▸ Requirement: Starting from the top of the material, restate each line exactly until the line that contains "from matplotlib.patches import", which is also copied. Pictures are excluded.

▸ Information provided:

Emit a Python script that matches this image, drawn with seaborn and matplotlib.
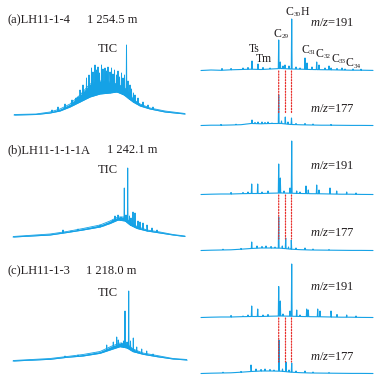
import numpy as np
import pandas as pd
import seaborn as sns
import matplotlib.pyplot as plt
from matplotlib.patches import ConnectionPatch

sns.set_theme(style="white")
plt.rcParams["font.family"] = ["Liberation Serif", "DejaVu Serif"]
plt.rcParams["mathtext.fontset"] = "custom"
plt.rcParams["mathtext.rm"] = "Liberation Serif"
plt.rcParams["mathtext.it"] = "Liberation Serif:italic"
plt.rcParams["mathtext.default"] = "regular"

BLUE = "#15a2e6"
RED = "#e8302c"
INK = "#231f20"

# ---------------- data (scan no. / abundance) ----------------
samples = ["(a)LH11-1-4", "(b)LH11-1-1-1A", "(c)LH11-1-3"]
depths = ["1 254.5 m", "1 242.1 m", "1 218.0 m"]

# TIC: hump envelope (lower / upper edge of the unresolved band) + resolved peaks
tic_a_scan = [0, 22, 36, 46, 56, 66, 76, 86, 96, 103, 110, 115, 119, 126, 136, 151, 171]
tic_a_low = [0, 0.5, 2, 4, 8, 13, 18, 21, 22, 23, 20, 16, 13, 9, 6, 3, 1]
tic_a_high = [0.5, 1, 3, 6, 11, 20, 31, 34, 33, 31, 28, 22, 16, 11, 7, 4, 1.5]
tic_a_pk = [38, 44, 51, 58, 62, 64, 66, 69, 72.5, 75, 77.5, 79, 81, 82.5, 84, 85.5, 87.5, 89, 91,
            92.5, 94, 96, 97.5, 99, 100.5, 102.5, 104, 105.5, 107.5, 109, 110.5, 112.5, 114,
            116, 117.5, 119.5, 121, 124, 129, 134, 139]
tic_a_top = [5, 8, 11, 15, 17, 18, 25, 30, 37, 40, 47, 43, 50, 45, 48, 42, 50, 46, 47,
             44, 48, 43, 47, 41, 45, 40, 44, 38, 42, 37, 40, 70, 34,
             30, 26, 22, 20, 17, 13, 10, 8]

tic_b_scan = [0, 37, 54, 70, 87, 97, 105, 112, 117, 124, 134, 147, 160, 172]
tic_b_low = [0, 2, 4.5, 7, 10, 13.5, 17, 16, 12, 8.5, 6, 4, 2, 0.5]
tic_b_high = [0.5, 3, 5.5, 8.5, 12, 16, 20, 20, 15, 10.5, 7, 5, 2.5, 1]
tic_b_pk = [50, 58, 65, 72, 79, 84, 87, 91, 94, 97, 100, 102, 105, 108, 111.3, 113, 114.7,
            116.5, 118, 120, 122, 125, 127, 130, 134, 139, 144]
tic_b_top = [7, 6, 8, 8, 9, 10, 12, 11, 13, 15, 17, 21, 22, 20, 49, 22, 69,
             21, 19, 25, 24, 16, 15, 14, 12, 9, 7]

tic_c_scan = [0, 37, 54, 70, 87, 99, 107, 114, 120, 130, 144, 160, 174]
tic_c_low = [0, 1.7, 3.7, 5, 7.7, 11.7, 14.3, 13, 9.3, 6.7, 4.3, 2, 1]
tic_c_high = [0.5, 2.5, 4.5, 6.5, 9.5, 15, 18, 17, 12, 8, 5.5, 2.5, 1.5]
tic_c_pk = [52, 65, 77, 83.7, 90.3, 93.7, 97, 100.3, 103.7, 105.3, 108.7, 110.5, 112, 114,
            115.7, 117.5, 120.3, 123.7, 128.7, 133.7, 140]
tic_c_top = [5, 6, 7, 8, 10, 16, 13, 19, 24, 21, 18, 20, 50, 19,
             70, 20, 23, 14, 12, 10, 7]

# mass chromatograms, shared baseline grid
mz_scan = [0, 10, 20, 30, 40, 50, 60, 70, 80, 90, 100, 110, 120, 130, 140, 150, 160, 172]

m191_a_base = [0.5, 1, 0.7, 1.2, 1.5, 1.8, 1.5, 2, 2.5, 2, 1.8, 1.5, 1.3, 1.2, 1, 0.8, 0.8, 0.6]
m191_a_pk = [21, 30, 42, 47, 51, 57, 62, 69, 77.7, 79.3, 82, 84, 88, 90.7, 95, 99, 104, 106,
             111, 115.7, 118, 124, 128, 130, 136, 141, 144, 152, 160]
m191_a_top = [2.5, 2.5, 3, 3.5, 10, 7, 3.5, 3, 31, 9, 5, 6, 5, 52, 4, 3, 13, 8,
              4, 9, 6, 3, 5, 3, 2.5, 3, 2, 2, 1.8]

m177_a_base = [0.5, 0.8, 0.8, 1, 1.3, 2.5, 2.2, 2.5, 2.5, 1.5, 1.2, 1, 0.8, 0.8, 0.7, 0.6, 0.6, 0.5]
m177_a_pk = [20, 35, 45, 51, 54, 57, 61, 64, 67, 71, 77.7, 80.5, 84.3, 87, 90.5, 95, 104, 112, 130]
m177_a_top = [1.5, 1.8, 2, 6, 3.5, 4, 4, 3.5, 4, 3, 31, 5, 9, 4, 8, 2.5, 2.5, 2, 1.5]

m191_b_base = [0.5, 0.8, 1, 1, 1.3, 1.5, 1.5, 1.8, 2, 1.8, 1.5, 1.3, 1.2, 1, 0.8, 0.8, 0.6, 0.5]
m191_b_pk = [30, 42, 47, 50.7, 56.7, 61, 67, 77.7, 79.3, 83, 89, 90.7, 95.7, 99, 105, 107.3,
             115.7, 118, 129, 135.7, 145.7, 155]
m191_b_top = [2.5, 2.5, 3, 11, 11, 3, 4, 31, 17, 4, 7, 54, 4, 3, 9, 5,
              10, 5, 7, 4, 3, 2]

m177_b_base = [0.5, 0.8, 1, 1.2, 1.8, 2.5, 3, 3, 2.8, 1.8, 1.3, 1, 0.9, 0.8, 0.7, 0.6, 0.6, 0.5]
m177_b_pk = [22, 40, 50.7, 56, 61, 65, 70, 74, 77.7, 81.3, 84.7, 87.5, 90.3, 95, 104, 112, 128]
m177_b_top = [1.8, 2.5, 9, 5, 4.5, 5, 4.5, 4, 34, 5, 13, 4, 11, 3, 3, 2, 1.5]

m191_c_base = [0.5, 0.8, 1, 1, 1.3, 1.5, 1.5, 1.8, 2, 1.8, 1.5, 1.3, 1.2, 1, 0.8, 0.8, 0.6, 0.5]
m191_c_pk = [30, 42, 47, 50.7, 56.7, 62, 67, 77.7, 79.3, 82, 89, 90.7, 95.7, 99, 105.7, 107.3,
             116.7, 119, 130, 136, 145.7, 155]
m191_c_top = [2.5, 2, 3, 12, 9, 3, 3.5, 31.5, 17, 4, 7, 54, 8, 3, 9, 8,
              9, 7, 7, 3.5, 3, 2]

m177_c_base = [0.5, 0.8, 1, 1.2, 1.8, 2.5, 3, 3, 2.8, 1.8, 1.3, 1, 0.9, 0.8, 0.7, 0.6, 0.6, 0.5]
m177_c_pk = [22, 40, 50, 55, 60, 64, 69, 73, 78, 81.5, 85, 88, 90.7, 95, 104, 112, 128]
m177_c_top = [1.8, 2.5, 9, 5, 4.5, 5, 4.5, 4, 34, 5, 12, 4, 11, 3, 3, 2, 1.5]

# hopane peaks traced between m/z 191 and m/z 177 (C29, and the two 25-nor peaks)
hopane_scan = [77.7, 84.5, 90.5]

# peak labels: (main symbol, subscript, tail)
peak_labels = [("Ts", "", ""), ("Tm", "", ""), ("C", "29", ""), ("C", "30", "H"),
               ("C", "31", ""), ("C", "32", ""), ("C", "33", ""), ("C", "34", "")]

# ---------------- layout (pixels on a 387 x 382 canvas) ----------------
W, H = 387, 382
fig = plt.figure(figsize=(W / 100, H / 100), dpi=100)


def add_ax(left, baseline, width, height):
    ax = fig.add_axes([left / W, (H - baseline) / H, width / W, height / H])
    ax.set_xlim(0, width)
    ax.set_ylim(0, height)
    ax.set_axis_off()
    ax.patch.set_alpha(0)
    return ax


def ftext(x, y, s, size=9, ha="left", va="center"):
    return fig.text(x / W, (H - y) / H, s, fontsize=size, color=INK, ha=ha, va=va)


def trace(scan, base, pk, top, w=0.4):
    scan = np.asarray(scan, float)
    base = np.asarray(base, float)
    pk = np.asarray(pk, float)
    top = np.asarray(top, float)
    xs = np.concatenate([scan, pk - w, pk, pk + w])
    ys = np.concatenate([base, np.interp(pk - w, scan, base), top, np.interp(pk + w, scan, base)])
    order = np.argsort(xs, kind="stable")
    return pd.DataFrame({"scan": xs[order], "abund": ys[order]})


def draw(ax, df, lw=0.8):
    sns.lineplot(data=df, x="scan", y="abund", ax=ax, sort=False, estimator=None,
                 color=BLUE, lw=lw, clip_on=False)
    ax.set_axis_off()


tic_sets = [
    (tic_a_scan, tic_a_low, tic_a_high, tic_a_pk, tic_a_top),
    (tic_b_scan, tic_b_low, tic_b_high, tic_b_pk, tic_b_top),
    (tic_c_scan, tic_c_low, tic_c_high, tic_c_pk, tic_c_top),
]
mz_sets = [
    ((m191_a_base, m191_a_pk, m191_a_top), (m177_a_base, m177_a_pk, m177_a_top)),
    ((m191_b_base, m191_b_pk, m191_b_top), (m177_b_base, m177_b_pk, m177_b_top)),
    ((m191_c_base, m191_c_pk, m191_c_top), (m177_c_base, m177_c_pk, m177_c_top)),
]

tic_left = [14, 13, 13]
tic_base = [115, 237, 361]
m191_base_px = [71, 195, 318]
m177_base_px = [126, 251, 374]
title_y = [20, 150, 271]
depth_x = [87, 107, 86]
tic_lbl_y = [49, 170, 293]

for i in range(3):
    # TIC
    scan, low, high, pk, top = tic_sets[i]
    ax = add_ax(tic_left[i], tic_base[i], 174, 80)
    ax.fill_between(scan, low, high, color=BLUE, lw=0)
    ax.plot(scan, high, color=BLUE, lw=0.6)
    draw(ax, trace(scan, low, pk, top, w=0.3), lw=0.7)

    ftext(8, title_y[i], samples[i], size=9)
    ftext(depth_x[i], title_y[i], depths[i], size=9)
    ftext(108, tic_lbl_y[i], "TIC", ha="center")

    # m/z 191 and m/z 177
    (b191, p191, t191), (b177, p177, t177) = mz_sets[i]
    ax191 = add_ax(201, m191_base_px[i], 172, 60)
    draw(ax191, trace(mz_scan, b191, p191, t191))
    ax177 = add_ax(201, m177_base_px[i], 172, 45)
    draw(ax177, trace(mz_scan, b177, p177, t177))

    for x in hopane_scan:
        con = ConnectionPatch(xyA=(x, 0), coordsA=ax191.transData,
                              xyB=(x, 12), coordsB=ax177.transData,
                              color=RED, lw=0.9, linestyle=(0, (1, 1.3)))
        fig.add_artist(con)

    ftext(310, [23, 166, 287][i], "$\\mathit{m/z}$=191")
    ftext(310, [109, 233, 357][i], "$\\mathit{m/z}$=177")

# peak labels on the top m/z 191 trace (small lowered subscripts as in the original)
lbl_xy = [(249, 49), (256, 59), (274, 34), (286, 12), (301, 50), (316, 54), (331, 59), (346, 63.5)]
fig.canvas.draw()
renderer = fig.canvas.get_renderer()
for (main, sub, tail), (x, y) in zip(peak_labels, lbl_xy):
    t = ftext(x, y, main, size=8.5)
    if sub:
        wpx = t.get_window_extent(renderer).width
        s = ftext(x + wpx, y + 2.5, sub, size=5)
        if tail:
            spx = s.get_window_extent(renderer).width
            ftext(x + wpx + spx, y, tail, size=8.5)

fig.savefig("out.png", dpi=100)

▸ Final result:
Emit a Python script that matches this image, drawn with seaborn and matplotlib.
import numpy as np
import pandas as pd
import seaborn as sns
import matplotlib.pyplot as plt
from matplotlib.patches import ConnectionPatch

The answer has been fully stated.